===== Given information

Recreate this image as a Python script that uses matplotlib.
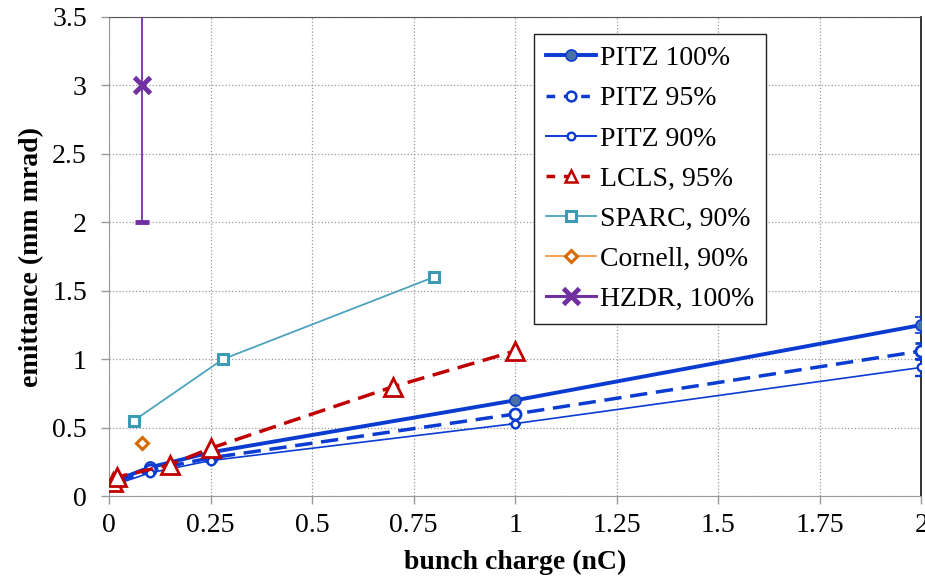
import matplotlib
matplotlib.use('Agg')
import matplotlib.pyplot as plt
from matplotlib.lines import Line2D
import numpy as np

plt.rcParams['font.family'] = ['Liberation Serif', 'DejaVu Serif']

# PITZ
q_pitz = [0.02, 0.1, 0.25, 1.0, 2.0]
pitz100 = [0.12, 0.21, 0.32, 0.70, 1.25]
pitz95 = [0.10, 0.19, 0.28, 0.60, 1.06]
pitz90 = [0.09, 0.17, 0.26, 0.53, 0.94]
pitz_err = [0.0, 0.0, 0.0, 0.0, 0.06]

q_lcls = [0.01, 0.02, 0.15, 0.25, 0.7, 1.0]
lcls95 = [0.10, 0.14, 0.23, 0.35, 0.80, 1.06]

q_sparc = [0.06, 0.28, 0.8]
sparc90 = [0.55, 1.0, 1.6]

q_cornell = [0.08]
cornell90 = [0.39]

q_hzdr = [0.08]
hzdr100 = [3.0]
hzdr_err_lo = [1.0]
hzdr_err_hi = [1.0]

xticks = [0, 0.25, 0.5, 0.75, 1, 1.25, 1.5, 1.75, 2]
xticklabels = ['0', '0.25', '0.5', '0.75', '1', '1.25', '1.5', '1.75', '2']
yticks = [0, 0.5, 1, 1.5, 2, 2.5, 3, 3.5]
yticklabels = ['0', '0.5', '1', '1.5', '2', '2.5', '3', '3.5']

fig = plt.figure(figsize=(9.25, 5.81), dpi=100)
ax = fig.add_axes([0.118, 0.146, 0.878, 0.825])

blue = '#0A3CD2'
red = '#C00000'
teal = '#4BA3BD'
purple = '#7030A0'
dash = (0, (5, 2.5))

ax.errorbar(q_pitz, pitz100, yerr=pitz_err, color=blue, lw=2.8, marker='o', ms=8,
            mfc='#4A70A8', mec=blue, mew=1.2, capsize=4, capthick=1, elinewidth=1, zorder=5)
ax.errorbar(q_pitz, pitz95, yerr=pitz_err, color=blue, lw=2.5, ls=dash, marker='o', ms=8,
            mfc='white', mec=blue, mew=2, capsize=4, capthick=1, elinewidth=1, zorder=5)
ax.errorbar(q_pitz, pitz90, yerr=pitz_err, color=blue, lw=1.2, marker='o', ms=5.5,
            mfc='white', mec=blue, mew=1.7, capsize=4, capthick=1, elinewidth=1, zorder=5)
ax.plot(q_lcls, lcls95, color=red, lw=2.5, ls=dash, marker='^', ms=13,
        mfc='white', mec=red, mew=2, zorder=6)
ax.plot(q_sparc, sparc90, color=teal, lw=1.3, marker='s', ms=7,
        mfc='white', mec='#3D9AB5', mew=2.2, zorder=4)
ax.plot(q_cornell, cornell90, color='#F79646', lw=1.3, marker='D', ms=6,
        mfc='white', mec='#D46A00', mew=2.2, zorder=4)
ax.errorbar(q_hzdr, hzdr100, yerr=[hzdr_err_lo, hzdr_err_hi], color=purple, lw=2.2, ls='none',
            marker='x', ms=11, mew=3.5, capsize=5, capthick=1.2, elinewidth=1.3, zorder=4)

ax.set_xlim(0, 2)
ax.set_ylim(0, 3.5)
ax.set_xticks(xticks)
ax.set_xticklabels(xticklabels)
ax.set_yticks(yticks)
ax.set_yticklabels(yticklabels)
ax.tick_params(labelsize=20, color='#999999', length=6, width=1)
ax.tick_params(axis='x', pad=6)
ax.tick_params(axis='y', pad=10)
ax.grid(True, color='#999999', ls=':', lw=0.9)
ax.set_axisbelow(True)
for side in ['left', 'bottom']:
    ax.spines[side].set_color('#999999')
ax.spines['top'].set_color('#555555')
ax.spines['right'].set_color('#222222')
ax.spines['right'].set_linewidth(1.3)

ax.set_xlabel('bunch charge (nC)', fontsize=20, fontweight='bold', labelpad=9)
ax.set_ylabel('emittance (mm mrad)', fontsize=20, fontweight='bold', labelpad=6)

handles = [
    Line2D([], [], color=blue, lw=2.8, marker='o', ms=8, mfc='#4A70A8', mec=blue, mew=1.2),
    Line2D([], [], color=blue, lw=2.5, ls=(0, (2.5, 2.5)), marker='o', ms=7, mfc='white', mec=blue, mew=1.8),
    Line2D([], [], color=blue, lw=1.4, marker='o', ms=5.5, mfc='white', mec=blue, mew=1.7),
    Line2D([], [], color=red, lw=2.5, ls=(0, (2.5, 2.5)), marker='^', ms=9, mfc='white', mec=red, mew=1.8),
    Line2D([], [], color=teal, lw=1.3, marker='s', ms=7, mfc='white', mec='#3D9AB5', mew=2.2),
    Line2D([], [], color='#F79646', lw=1.3, marker='D', ms=6, mfc='white', mec='#D46A00', mew=2.2),
    Line2D([], [], color=purple, lw=2.2, marker='x', ms=11, mew=3.5),
]
labels = ['PITZ 100%', 'PITZ 95%', 'PITZ 90%', 'LCLS, 95%', 'SPARC, 90%', 'Cornell, 90%', 'HZDR, 100%']
leg = ax.legend(handles, labels, loc='upper left', bbox_to_anchor=(0.523, 0.964), fontsize=20,
                frameon=True, fancybox=False, edgecolor='#222222', framealpha=1, handlelength=1.8,
                labelspacing=0.53, borderpad=0.42, handletextpad=0.15, borderaxespad=0)
leg.get_frame().set_linewidth(1)

fig.savefig('out.png', dpi=100)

==========

▶ **To be done**:
Leave the pictures out and please restate exactly the lines running from the start of the material through the one with "capthick=1.2, elinewidth=1.3, zorder=4)".

▶ **Final result**:
Recreate this image as a Python script that uses matplotlib.
import matplotlib
matplotlib.use('Agg')
import matplotlib.pyplot as plt
from matplotlib.lines import Line2D
import numpy as np

plt.rcParams['font.family'] = ['Liberation Serif', 'DejaVu Serif']

# PITZ
q_pitz = [0.02, 0.1, 0.25, 1.0, 2.0]
pitz100 = [0.12, 0.21, 0.32, 0.70, 1.25]
pitz95 = [0.10, 0.19, 0.28, 0.60, 1.06]
pitz90 = [0.09, 0.17, 0.26, 0.53, 0.94]
pitz_err = [0.0, 0.0, 0.0, 0.0, 0.06]

q_lcls = [0.01, 0.02, 0.15, 0.25, 0.7, 1.0]
lcls95 = [0.10, 0.14, 0.23, 0.35, 0.80, 1.06]

q_sparc = [0.06, 0.28, 0.8]
sparc90 = [0.55, 1.0, 1.6]

q_cornell = [0.08]
cornell90 = [0.39]

q_hzdr = [0.08]
hzdr100 = [3.0]
hzdr_err_lo = [1.0]
hzdr_err_hi = [1.0]

xticks = [0, 0.25, 0.5, 0.75, 1, 1.25, 1.5, 1.75, 2]
xticklabels = ['0', '0.25', '0.5', '0.75', '1', '1.25', '1.5', '1.75', '2']
yticks = [0, 0.5, 1, 1.5, 2, 2.5, 3, 3.5]
yticklabels = ['0', '0.5', '1', '1.5', '2', '2.5', '3', '3.5']

fig = plt.figure(figsize=(9.25, 5.81), dpi=100)
ax = fig.add_axes([0.118, 0.146, 0.878, 0.825])

blue = '#0A3CD2'
red = '#C00000'
teal = '#4BA3BD'
purple = '#7030A0'
dash = (0, (5, 2.5))

ax.errorbar(q_pitz, pitz100, yerr=pitz_err, color=blue, lw=2.8, marker='o', ms=8,
            mfc='#4A70A8', mec=blue, mew=1.2, capsize=4, capthick=1, elinewidth=1, zorder=5)
ax.errorbar(q_pitz, pitz95, yerr=pitz_err, color=blue, lw=2.5, ls=dash, marker='o', ms=8,
            mfc='white', mec=blue, mew=2, capsize=4, capthick=1, elinewidth=1, zorder=5)
ax.errorbar(q_pitz, pitz90, yerr=pitz_err, color=blue, lw=1.2, marker='o', ms=5.5,
            mfc='white', mec=blue, mew=1.7, capsize=4, capthick=1, elinewidth=1, zorder=5)
ax.plot(q_lcls, lcls95, color=red, lw=2.5, ls=dash, marker='^', ms=13,
        mfc='white', mec=red, mew=2, zorder=6)
ax.plot(q_sparc, sparc90, color=teal, lw=1.3, marker='s', ms=7,
        mfc='white', mec='#3D9AB5', mew=2.2, zorder=4)
ax.plot(q_cornell, cornell90, color='#F79646', lw=1.3, marker='D', ms=6,
        mfc='white', mec='#D46A00', mew=2.2, zorder=4)
ax.errorbar(q_hzdr, hzdr100, yerr=[hzdr_err_lo, hzdr_err_hi], color=purple, lw=2.2, ls='none',
            marker='x', ms=11, mew=3.5, capsize=5, capthick=1.2, elinewidth=1.3, zorder=4)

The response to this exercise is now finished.